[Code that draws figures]
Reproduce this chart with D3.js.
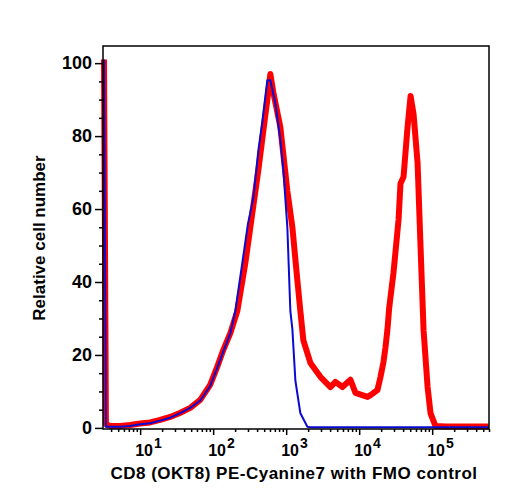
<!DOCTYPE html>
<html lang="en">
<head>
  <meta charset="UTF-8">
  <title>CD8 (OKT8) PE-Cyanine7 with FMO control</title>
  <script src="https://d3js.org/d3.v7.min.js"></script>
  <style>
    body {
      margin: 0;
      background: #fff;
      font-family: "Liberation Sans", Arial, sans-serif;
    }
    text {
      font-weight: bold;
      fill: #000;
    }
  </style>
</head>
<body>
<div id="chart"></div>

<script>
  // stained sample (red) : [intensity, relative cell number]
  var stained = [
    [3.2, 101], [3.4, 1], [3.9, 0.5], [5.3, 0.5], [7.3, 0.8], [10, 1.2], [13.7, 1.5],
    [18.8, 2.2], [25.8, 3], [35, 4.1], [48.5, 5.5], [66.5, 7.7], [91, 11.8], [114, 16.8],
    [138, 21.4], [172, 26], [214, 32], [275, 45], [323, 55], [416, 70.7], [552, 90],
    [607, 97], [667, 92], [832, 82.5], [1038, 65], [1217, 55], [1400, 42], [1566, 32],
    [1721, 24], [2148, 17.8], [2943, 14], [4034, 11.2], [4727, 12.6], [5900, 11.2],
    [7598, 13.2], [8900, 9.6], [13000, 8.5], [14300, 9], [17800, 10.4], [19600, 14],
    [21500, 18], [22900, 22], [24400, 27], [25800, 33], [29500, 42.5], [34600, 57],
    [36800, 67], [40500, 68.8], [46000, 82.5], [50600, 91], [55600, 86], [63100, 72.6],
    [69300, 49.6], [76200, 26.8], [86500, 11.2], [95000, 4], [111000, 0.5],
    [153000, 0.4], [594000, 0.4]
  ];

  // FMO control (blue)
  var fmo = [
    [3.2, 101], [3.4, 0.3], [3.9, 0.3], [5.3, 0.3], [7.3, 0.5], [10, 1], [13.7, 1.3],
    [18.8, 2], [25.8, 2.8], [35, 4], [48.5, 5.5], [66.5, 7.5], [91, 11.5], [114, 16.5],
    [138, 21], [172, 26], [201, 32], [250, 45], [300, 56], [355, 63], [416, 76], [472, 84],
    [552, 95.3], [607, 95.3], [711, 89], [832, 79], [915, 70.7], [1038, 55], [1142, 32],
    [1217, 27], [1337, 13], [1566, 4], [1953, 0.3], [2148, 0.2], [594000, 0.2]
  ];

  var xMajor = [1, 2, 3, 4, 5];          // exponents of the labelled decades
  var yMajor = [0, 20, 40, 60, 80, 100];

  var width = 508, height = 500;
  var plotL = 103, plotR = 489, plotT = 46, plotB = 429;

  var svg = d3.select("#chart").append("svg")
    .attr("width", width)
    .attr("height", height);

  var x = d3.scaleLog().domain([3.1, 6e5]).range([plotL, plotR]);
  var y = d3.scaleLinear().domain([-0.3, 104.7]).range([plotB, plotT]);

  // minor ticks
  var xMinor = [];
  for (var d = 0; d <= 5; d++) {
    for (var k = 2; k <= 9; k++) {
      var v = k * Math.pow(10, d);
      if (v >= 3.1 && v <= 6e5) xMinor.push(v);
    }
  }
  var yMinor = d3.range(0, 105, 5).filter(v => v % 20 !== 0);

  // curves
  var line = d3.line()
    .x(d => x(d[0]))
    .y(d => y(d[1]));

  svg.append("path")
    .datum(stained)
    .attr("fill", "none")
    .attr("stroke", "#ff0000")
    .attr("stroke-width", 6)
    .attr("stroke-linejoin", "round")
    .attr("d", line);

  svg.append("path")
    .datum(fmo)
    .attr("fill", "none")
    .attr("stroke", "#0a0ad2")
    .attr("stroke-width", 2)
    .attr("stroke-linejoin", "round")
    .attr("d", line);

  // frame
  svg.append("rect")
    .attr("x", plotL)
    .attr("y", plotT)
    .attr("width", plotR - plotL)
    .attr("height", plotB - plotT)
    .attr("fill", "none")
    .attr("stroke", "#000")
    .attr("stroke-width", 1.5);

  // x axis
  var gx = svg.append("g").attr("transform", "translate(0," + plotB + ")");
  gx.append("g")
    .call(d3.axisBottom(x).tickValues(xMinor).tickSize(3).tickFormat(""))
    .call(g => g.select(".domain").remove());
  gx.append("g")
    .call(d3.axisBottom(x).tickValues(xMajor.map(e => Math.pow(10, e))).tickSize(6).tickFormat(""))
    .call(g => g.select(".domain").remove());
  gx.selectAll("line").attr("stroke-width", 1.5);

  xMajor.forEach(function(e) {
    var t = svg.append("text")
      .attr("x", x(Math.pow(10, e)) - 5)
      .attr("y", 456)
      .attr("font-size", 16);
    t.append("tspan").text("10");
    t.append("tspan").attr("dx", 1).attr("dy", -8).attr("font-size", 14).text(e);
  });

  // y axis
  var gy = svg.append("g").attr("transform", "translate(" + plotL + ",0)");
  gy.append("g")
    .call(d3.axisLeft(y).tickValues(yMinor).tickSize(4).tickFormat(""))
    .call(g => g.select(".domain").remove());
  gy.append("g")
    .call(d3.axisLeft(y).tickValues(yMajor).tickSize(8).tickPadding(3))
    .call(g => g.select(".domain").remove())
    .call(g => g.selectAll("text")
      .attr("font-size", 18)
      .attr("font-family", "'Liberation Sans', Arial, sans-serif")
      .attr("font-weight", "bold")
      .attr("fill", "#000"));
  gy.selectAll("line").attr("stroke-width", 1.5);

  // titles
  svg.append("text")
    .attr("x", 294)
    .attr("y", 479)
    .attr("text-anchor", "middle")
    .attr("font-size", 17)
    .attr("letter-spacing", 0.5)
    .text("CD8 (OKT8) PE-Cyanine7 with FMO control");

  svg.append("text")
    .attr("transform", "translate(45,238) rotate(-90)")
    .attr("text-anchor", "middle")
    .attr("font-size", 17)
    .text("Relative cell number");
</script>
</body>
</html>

--

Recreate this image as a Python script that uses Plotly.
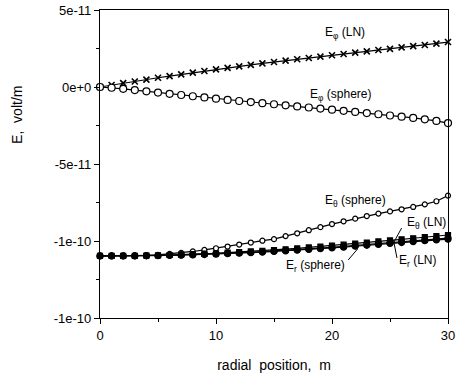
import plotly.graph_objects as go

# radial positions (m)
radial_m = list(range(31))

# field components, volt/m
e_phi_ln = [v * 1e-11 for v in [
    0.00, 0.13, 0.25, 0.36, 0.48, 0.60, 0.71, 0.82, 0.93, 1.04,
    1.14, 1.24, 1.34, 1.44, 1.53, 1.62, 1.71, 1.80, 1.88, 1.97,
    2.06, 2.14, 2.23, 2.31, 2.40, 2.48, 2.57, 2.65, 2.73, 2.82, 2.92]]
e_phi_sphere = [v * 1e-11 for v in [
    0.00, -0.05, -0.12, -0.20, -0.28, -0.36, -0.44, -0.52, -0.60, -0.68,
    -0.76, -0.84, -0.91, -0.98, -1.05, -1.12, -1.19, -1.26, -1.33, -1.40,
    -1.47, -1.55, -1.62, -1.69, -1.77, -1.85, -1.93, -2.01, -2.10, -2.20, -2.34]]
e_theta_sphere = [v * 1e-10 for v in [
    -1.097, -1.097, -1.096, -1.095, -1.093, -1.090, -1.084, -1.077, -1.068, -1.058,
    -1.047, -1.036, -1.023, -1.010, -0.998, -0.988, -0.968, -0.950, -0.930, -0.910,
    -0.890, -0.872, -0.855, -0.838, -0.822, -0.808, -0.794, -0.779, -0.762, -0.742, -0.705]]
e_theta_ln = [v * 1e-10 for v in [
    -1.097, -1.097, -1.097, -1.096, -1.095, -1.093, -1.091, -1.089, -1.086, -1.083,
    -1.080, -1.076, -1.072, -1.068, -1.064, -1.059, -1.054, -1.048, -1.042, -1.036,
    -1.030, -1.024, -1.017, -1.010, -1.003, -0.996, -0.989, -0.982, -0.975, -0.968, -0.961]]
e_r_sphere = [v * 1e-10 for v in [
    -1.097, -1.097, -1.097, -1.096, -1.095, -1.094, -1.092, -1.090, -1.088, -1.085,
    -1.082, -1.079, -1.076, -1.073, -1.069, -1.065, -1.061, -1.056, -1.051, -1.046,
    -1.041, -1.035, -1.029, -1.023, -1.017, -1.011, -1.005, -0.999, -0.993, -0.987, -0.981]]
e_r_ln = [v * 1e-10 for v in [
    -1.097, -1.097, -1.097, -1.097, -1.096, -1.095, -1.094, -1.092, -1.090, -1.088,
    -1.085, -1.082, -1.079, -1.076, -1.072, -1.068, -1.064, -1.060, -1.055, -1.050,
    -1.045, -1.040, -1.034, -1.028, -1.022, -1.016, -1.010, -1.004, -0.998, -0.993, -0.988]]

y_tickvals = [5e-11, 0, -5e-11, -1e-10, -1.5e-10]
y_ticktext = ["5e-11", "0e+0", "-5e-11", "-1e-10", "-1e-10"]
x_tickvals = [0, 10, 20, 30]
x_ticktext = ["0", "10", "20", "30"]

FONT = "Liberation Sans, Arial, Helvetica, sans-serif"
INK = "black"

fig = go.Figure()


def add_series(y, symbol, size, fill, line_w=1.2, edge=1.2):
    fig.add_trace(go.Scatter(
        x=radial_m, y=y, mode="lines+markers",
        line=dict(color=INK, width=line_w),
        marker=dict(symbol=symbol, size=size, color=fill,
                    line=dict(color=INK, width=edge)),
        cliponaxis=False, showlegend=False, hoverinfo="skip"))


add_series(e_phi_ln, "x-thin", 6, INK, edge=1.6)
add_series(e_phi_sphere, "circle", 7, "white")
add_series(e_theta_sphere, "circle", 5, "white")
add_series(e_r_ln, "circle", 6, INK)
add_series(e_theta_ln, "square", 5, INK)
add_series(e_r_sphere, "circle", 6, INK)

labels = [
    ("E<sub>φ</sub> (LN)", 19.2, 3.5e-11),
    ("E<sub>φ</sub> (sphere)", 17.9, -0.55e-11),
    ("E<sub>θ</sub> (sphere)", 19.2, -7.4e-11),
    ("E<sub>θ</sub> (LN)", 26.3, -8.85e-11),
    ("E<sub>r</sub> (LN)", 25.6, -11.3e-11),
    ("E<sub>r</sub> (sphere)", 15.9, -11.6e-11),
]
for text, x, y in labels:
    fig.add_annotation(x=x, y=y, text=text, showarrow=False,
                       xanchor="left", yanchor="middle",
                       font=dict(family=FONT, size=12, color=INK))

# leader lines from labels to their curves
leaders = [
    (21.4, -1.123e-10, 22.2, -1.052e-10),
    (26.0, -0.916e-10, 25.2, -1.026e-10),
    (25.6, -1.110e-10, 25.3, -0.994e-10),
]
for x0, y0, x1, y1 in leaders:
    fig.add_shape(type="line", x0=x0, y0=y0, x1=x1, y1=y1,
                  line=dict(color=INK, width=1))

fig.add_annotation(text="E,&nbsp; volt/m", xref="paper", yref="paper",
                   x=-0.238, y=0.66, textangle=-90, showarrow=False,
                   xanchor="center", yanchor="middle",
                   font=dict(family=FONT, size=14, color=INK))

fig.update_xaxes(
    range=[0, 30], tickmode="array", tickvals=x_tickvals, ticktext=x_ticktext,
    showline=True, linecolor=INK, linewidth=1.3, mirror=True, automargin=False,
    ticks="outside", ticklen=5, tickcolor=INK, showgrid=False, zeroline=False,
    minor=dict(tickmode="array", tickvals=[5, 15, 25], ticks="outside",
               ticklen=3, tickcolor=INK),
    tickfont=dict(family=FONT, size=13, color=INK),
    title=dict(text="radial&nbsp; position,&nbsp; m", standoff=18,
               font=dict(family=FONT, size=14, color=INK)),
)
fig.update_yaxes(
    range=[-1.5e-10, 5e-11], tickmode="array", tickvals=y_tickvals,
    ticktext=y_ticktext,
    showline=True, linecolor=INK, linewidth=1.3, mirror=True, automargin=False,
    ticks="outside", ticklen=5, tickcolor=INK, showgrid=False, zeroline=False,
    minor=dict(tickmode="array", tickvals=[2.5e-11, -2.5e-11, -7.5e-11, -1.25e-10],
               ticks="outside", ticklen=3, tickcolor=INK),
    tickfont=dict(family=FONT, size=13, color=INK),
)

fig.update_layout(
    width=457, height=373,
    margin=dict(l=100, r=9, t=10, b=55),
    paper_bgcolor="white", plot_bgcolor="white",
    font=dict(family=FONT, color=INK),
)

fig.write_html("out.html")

* * *

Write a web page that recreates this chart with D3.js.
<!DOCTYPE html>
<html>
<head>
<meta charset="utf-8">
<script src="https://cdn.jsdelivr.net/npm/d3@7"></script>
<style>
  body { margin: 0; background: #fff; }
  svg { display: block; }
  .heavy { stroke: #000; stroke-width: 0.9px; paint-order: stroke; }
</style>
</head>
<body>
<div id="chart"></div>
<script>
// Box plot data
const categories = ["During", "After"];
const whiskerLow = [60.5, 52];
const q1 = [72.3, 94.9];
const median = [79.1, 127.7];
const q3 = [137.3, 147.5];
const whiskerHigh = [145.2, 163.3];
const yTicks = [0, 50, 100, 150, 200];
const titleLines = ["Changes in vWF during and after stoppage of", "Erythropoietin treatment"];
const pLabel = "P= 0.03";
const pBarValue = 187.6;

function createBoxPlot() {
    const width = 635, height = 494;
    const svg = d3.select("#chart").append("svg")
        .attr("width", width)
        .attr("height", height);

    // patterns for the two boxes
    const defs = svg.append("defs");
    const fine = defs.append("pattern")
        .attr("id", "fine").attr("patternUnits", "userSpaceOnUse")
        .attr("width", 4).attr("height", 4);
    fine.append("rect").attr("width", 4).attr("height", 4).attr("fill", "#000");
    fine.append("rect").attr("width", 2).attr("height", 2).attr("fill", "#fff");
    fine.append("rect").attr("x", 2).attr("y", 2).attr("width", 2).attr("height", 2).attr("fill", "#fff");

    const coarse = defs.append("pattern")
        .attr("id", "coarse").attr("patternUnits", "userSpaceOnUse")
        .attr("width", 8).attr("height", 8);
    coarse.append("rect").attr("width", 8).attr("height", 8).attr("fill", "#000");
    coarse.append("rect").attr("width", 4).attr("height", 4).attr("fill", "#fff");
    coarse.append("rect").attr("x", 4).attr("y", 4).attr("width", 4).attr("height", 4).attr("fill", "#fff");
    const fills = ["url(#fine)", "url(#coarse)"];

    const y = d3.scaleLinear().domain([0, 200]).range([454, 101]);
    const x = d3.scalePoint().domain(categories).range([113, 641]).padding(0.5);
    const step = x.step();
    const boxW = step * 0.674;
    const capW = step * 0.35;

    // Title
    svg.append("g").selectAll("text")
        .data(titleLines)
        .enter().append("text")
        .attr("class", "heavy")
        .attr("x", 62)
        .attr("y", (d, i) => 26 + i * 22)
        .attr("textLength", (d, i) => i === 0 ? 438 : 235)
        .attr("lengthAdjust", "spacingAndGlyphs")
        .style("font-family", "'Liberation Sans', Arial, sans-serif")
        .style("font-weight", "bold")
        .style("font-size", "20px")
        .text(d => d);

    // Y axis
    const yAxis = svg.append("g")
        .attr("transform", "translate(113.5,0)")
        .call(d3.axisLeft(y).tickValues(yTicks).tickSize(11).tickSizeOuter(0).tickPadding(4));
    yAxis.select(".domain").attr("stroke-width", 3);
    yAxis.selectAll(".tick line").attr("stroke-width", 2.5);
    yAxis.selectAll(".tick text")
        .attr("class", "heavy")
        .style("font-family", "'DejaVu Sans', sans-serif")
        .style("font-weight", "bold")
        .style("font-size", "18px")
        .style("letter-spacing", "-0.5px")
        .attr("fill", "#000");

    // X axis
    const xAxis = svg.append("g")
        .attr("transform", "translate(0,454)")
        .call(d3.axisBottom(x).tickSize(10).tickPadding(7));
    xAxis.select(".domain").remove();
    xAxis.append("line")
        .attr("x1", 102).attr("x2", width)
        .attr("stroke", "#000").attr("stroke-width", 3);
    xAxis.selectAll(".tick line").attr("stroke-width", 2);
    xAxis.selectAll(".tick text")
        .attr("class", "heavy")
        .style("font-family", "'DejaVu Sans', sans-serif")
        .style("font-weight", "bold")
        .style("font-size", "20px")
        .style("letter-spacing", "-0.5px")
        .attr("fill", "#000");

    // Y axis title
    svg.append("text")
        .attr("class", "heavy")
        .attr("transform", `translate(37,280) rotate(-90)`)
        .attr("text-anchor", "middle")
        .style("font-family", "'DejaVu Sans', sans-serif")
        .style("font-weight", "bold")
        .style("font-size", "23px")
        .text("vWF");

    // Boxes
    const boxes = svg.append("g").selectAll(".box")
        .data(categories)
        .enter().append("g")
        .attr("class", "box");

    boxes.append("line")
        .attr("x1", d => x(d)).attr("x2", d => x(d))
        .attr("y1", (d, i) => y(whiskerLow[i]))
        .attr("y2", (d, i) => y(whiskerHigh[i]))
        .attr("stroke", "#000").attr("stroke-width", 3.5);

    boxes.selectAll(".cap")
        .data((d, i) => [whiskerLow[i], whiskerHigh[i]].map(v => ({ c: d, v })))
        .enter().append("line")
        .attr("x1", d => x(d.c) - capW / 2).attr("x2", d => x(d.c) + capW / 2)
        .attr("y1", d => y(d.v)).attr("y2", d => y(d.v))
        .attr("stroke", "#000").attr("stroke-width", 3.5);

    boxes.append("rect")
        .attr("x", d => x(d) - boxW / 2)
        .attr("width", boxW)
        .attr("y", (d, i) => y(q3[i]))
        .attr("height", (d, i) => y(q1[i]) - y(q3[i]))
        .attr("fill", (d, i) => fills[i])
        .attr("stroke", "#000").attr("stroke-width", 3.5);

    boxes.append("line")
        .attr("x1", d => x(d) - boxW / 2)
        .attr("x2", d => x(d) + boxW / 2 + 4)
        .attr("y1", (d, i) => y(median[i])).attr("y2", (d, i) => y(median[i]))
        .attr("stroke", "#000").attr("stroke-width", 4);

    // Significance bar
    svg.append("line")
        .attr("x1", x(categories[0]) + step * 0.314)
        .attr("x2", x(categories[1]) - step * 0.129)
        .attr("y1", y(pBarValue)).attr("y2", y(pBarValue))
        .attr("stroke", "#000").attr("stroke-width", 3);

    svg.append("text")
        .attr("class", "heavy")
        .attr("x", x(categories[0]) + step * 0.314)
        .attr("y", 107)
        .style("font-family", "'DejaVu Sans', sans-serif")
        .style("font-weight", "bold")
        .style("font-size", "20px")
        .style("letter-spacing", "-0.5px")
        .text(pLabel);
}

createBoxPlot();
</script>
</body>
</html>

— Stated problem —
Take exactly the lines from the one containing "Write a web" through the one containing "const capW = step * 0.35;" in the data above, and output them with nothing added.

— Written answer —
Write a web page that recreates this chart with D3.js.
<!DOCTYPE html>
<html>
<head>
<meta charset="utf-8">
<script src="https://cdn.jsdelivr.net/npm/d3@7"></script>
<style>
  body { margin: 0; background: #fff; }
  svg { display: block; }
  .heavy { stroke: #000; stroke-width: 0.9px; paint-order: stroke; }
</style>
</head>
<body>
<div id="chart"></div>
<script>
// Box plot data
const categories = ["During", "After"];
const whiskerLow = [60.5, 52];
const q1 = [72.3, 94.9];
const median = [79.1, 127.7];
const q3 = [137.3, 147.5];
const whiskerHigh = [145.2, 163.3];
const yTicks = [0, 50, 100, 150, 200];
const titleLines = ["Changes in vWF during and after stoppage of", "Erythropoietin treatment"];
const pLabel = "P= 0.03";
const pBarValue = 187.6;

function createBoxPlot() {
    const width = 635, height = 494;
    const svg = d3.select("#chart").append("svg")
        .attr("width", width)
        .attr("height", height);

    // patterns for the two boxes
    const defs = svg.append("defs");
    const fine = defs.append("pattern")
        .attr("id", "fine").attr("patternUnits", "userSpaceOnUse")
        .attr("width", 4).attr("height", 4);
    fine.append("rect").attr("width", 4).attr("height", 4).attr("fill", "#000");
    fine.append("rect").attr("width", 2).attr("height", 2).attr("fill", "#fff");
    fine.append("rect").attr("x", 2).attr("y", 2).attr("width", 2).attr("height", 2).attr("fill", "#fff");

    const coarse = defs.append("pattern")
        .attr("id", "coarse").attr("patternUnits", "userSpaceOnUse")
        .attr("width", 8).attr("height", 8);
    coarse.append("rect").attr("width", 8).attr("height", 8).attr("fill", "#000");
    coarse.append("rect").attr("width", 4).attr("height", 4).attr("fill", "#fff");
    coarse.append("rect").attr("x", 4).attr("y", 4).attr("width", 4).attr("height", 4).attr("fill", "#fff");
    const fills = ["url(#fine)", "url(#coarse)"];

    const y = d3.scaleLinear().domain([0, 200]).range([454, 101]);
    const x = d3.scalePoint().domain(categories).range([113, 641]).padding(0.5);
    const step = x.step();
    const boxW = step * 0.674;
    const capW = step * 0.35;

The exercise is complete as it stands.